> INSTRUCTIONS FOR THE TASK
Extract the whole listing as it stands. Do not include the pictures.

########################################

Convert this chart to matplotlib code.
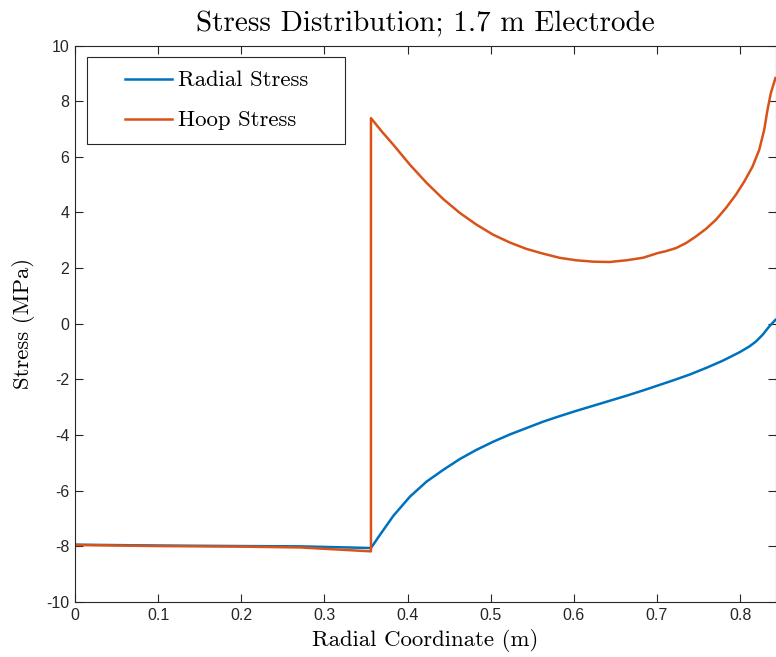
import numpy as np
import matplotlib
matplotlib.use('Agg')
from matplotlib import pyplot as plt
import matplotlib.patches as patches

# radial stress (MPa) vs radial coordinate (m)
r_radial = [0.0, 0.1, 0.2, 0.27, 0.3, 0.356, 0.367, 0.383, 0.403, 0.423, 0.443,
            0.463, 0.483, 0.503, 0.523, 0.543, 0.563, 0.583, 0.603, 0.623, 0.643,
            0.663, 0.683, 0.703, 0.719, 0.739, 0.759, 0.779, 0.799, 0.811, 0.819,
            0.827, 0.835, 0.8425]
s_radial = [-7.94, -7.97, -7.99, -8.0, -8.02, -8.06, -7.58, -6.90, -6.21, -5.67, -5.25,
            -4.86, -4.53, -4.24, -3.98, -3.75, -3.52, -3.32, -3.13, -2.95, -2.77,
            -2.59, -2.40, -2.20, -2.04, -1.83, -1.59, -1.33, -1.03, -0.82, -0.64,
            -0.40, -0.10, 0.14]

# hoop stress (MPa)
r_hoop = [0.0, 0.1, 0.2, 0.271, 0.356, 0.356, 0.369, 0.383, 0.403, 0.423, 0.443,
          0.463, 0.483, 0.503, 0.523, 0.543, 0.563, 0.583, 0.603, 0.624, 0.643,
          0.663, 0.683, 0.701, 0.711, 0.723, 0.735, 0.747, 0.759, 0.771, 0.783,
          0.795, 0.805, 0.815, 0.823, 0.829, 0.833, 0.837, 0.8425]
s_hoop = [-7.95, -7.99, -8.01, -8.04, -8.18, 7.39, 6.91, 6.43, 5.71, 5.06, 4.48,
          3.98, 3.56, 3.20, 2.92, 2.69, 2.52, 2.37, 2.28, 2.23, 2.22,
          2.28, 2.37, 2.54, 2.61, 2.72, 2.90, 3.14, 3.41, 3.74, 4.16,
          4.64, 5.11, 5.65, 6.25, 6.97, 7.69, 8.29, 8.83]

xticks = [0, 0.1, 0.2, 0.3, 0.4, 0.5, 0.6, 0.7, 0.8]
yticks = [-10, -8, -6, -4, -2, 0, 2, 4, 6, 8, 10]

W, H = 776, 657
fig = plt.figure(figsize=(W / 100, H / 100), dpi=100)
ax = fig.add_axes([75 / W, 55 / H, 701 / W, 556.5 / H])

ax.plot(r_radial, s_radial, color='#0072BD', lw=1.8, label='Radial Stress')
ax.plot(r_hoop, s_hoop, color='#D95319', lw=1.8, label='Hoop Stress')

ax.set_xlim(0, 0.8432)
ax.set_ylim(-10, 10)
ax.set_xticks(xticks)
ax.set_yticks(yticks)
ax.set_xticklabels([f'{v:g}' for v in xticks], fontfamily='Liberation Sans', fontsize=11.5)
ax.set_yticklabels([f'{v:g}' for v in yticks], fontfamily='Liberation Sans', fontsize=11.5)
ax.tick_params(direction='in', top=True, right=True, length=6, width=0.8,
               colors='#262626', labelcolor='#262626', pad=4)
for sp in ax.spines.values():
    sp.set_color('#262626')
    sp.set_linewidth(0.8)

ax.set_title('Stress Distribution; 1.7 m Electrode', fontfamily='cmr10', fontsize=21, pad=10)
ax.set_xlabel('Radial Coordinate (m)', fontfamily='cmr10', fontsize=16.4, labelpad=5)
ax.set_ylabel('Stress (MPa)', fontfamily='cmr10', fontsize=16.4, labelpad=8)

# legend frame drawn separately (MATLAB style wide padding)
ax.add_patch(patches.Rectangle((0.0171, 0.8229), 0.368, 0.156, transform=ax.transAxes,
                               fill=True, facecolor='white', edgecolor='#262626',
                               linewidth=0.8, zorder=4))
leg = ax.legend(loc='upper left', bbox_to_anchor=(0.0713, 0.955), borderaxespad=0,
                prop={'family': 'cmr10', 'size': 16.4}, frameon=False,
                handlelength=2.06, handletextpad=0.25, borderpad=0,
                labelspacing=0.88)
leg.set_zorder(5)

fig.savefig('out.png', dpi=100)
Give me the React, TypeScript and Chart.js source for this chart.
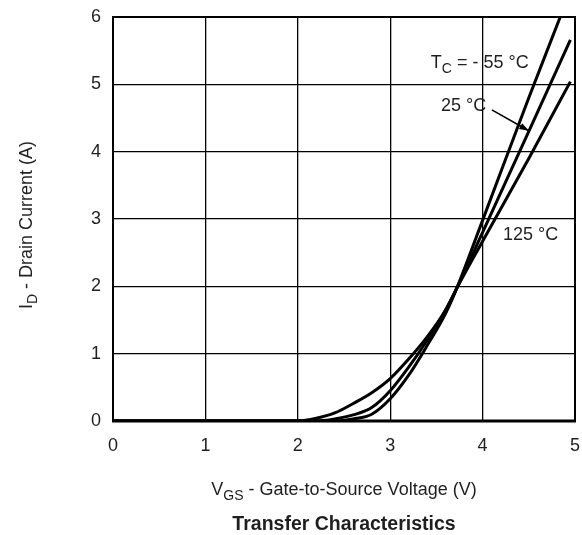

########################################

> THE REPLY
Convert this chart to matplotlib code.
import numpy as np
import matplotlib
matplotlib.use('Agg')
from matplotlib import pyplot as plt
import matplotlib.patches as patches

# radial stress (MPa) vs radial coordinate (m)
r_radial = [0.0, 0.1, 0.2, 0.27, 0.3, 0.356, 0.367, 0.383, 0.403, 0.423, 0.443,
            0.463, 0.483, 0.503, 0.523, 0.543, 0.563, 0.583, 0.603, 0.623, 0.643,
            0.663, 0.683, 0.703, 0.719, 0.739, 0.759, 0.779, 0.799, 0.811, 0.819,
            0.827, 0.835, 0.8425]
s_radial = [-7.94, -7.97, -7.99, -8.0, -8.02, -8.06, -7.58, -6.90, -6.21, -5.67, -5.25,
            -4.86, -4.53, -4.24, -3.98, -3.75, -3.52, -3.32, -3.13, -2.95, -2.77,
            -2.59, -2.40, -2.20, -2.04, -1.83, -1.59, -1.33, -1.03, -0.82, -0.64,
            -0.40, -0.10, 0.14]

# hoop stress (MPa)
r_hoop = [0.0, 0.1, 0.2, 0.271, 0.356, 0.356, 0.369, 0.383, 0.403, 0.423, 0.443,
          0.463, 0.483, 0.503, 0.523, 0.543, 0.563, 0.583, 0.603, 0.624, 0.643,
          0.663, 0.683, 0.701, 0.711, 0.723, 0.735, 0.747, 0.759, 0.771, 0.783,
          0.795, 0.805, 0.815, 0.823, 0.829, 0.833, 0.837, 0.8425]
s_hoop = [-7.95, -7.99, -8.01, -8.04, -8.18, 7.39, 6.91, 6.43, 5.71, 5.06, 4.48,
          3.98, 3.56, 3.20, 2.92, 2.69, 2.52, 2.37, 2.28, 2.23, 2.22,
          2.28, 2.37, 2.54, 2.61, 2.72, 2.90, 3.14, 3.41, 3.74, 4.16,
          4.64, 5.11, 5.65, 6.25, 6.97, 7.69, 8.29, 8.83]

xticks = [0, 0.1, 0.2, 0.3, 0.4, 0.5, 0.6, 0.7, 0.8]
yticks = [-10, -8, -6, -4, -2, 0, 2, 4, 6, 8, 10]

W, H = 776, 657
fig = plt.figure(figsize=(W / 100, H / 100), dpi=100)
ax = fig.add_axes([75 / W, 55 / H, 701 / W, 556.5 / H])

ax.plot(r_radial, s_radial, color='#0072BD', lw=1.8, label='Radial Stress')
ax.plot(r_hoop, s_hoop, color='#D95319', lw=1.8, label='Hoop Stress')

ax.set_xlim(0, 0.8432)
ax.set_ylim(-10, 10)
ax.set_xticks(xticks)
ax.set_yticks(yticks)
ax.set_xticklabels([f'{v:g}' for v in xticks], fontfamily='Liberation Sans', fontsize=11.5)
ax.set_yticklabels([f'{v:g}' for v in yticks], fontfamily='Liberation Sans', fontsize=11.5)
ax.tick_params(direction='in', top=True, right=True, length=6, width=0.8,
               colors='#262626', labelcolor='#262626', pad=4)
for sp in ax.spines.values():
    sp.set_color('#262626')
    sp.set_linewidth(0.8)

ax.set_title('Stress Distribution; 1.7 m Electrode', fontfamily='cmr10', fontsize=21, pad=10)
ax.set_xlabel('Radial Coordinate (m)', fontfamily='cmr10', fontsize=16.4, labelpad=5)
ax.set_ylabel('Stress (MPa)', fontfamily='cmr10', fontsize=16.4, labelpad=8)

# legend frame drawn separately (MATLAB style wide padding)
ax.add_patch(patches.Rectangle((0.0171, 0.8229), 0.368, 0.156, transform=ax.transAxes,
                               fill=True, facecolor='white', edgecolor='#262626',
                               linewidth=0.8, zorder=4))
leg = ax.legend(loc='upper left', bbox_to_anchor=(0.0713, 0.955), borderaxespad=0,
                prop={'family': 'cmr10', 'size': 16.4}, frameon=False,
                handlelength=2.06, handletextpad=0.25, borderpad=0,
                labelspacing=0.88)
leg.set_zorder(5)

fig.savefig('out.png', dpi=100)
Give me the React, TypeScript and Chart.js source for this chart.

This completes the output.